At the point where the GStreamer pipeline crashes:

0:04:04.970865139   436 0x7aa948007780 DEBUG   webrtc-livekit-signaller net/webrtc/src/livekit_signaller/imp.rs:337:gstrswebrtc::livekit_signaller::imp::Signaller::on_signal_event::{{closure}}:<GstLiveKitWebRTCSinkSignaller@0x5cb778f8a250> Leave: LeaveRequest { can_reconnect: false, reason: ConnectionTimeout, action: Resume, regions: Some(RegionSettings { regions: [RegionInfo { region: "osaopaulo1b", url: "https://teleo-staging-bk1tdl1w.osaopaulo1b.production.livekit.cloud", distance: 89412 }, RegionInfo { region: "ojohannesburg1a", url: "https://teleo-staging-bk1tdl1w.ojohannesburg1a.production.livekit.cloud", distance: 7503272 }, RegionInfo { region: "oashburn1b", url: "https://teleo-staging-bk1tdl1w.oashburn1b.production.livekit.cloud", distance: 7603430 }, RegionInfo { region: "ochicago1b", url: "https://teleo-staging-bk1tdl1w.ochicago1b.production.livekit.cloud", distance: 8335785 }, RegionInfo { region: "omarseille1b", url: "https://teleo-staging-bk1tdl1w.omarseille1b.production.livekit.cloud", distance: 9152002 }, RegionInfo { region: "ophoenix1b", url: "https://teleo-staging-bk1tdl1w.ophoenix1b.production.livekit.cloud", distance: 9312041 }] }) }

What we have done so far

As a short-term mitigation, we have implemented a pipeline restart when this specific failure occurs.

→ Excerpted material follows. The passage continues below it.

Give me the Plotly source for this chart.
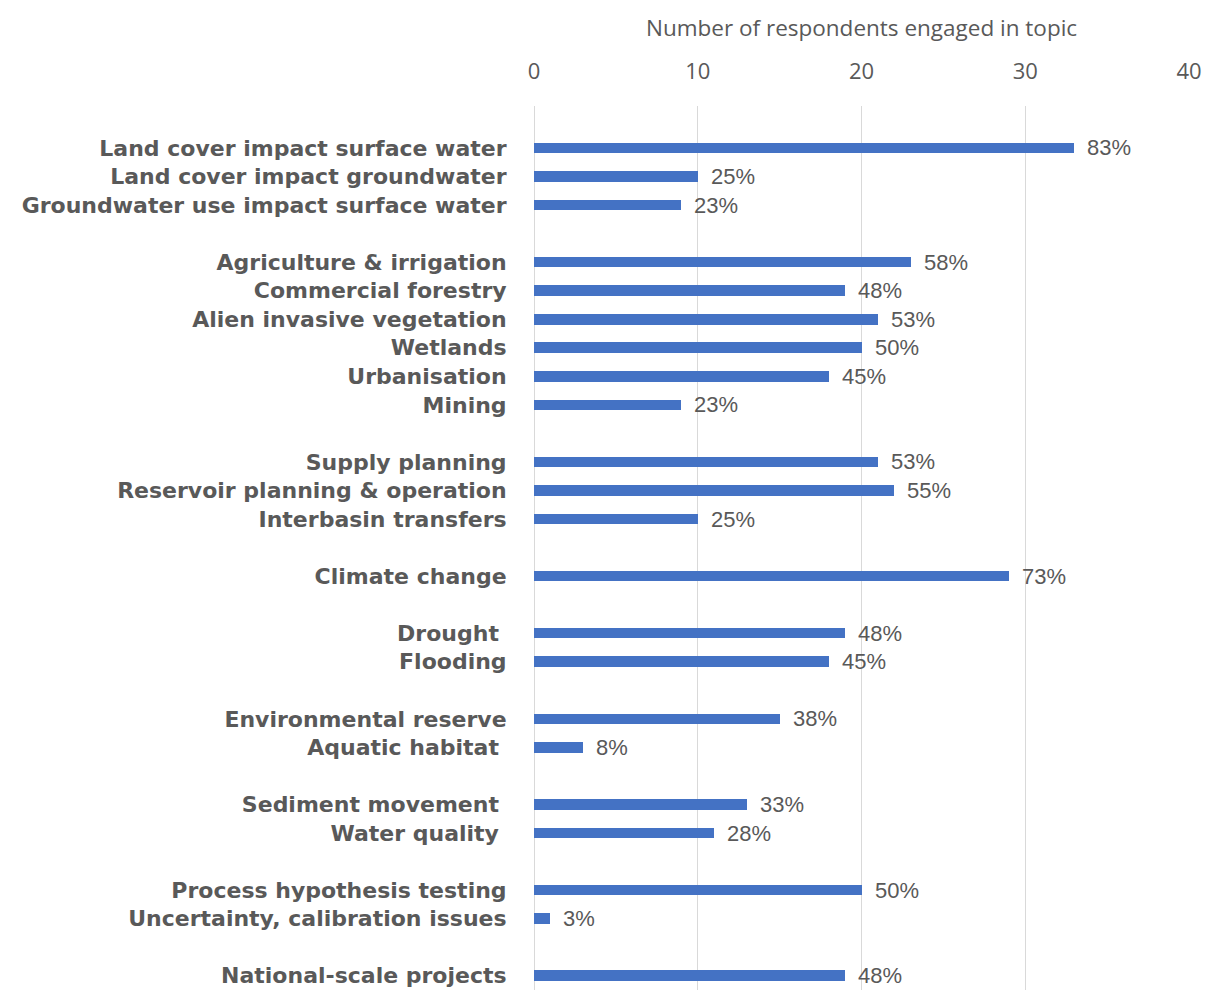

That helps reduce impact, but it is not a real fix and is still causing disruption for customers.

Our questions

We would really appreciate help understanding:

  1. Whether there is anything on the LiveKit infrastructure side that could be contributing to these ConnectionTimeout / action=Resume events

  2. Whether livekitwebrtcsink is expected to handle this signal differently

  3. Whether there were any infrastructure or transport-related changes around:

    • March 3 to March 4, 2026

    • March 11, 2026

Quick update: we have refactored our implementation to use the LiveKit gstreamer publisher instead of the gstreamer LiveKit Rust plugin, since it is officially maintained by LiveKit and does not disconnect after 4 minutes.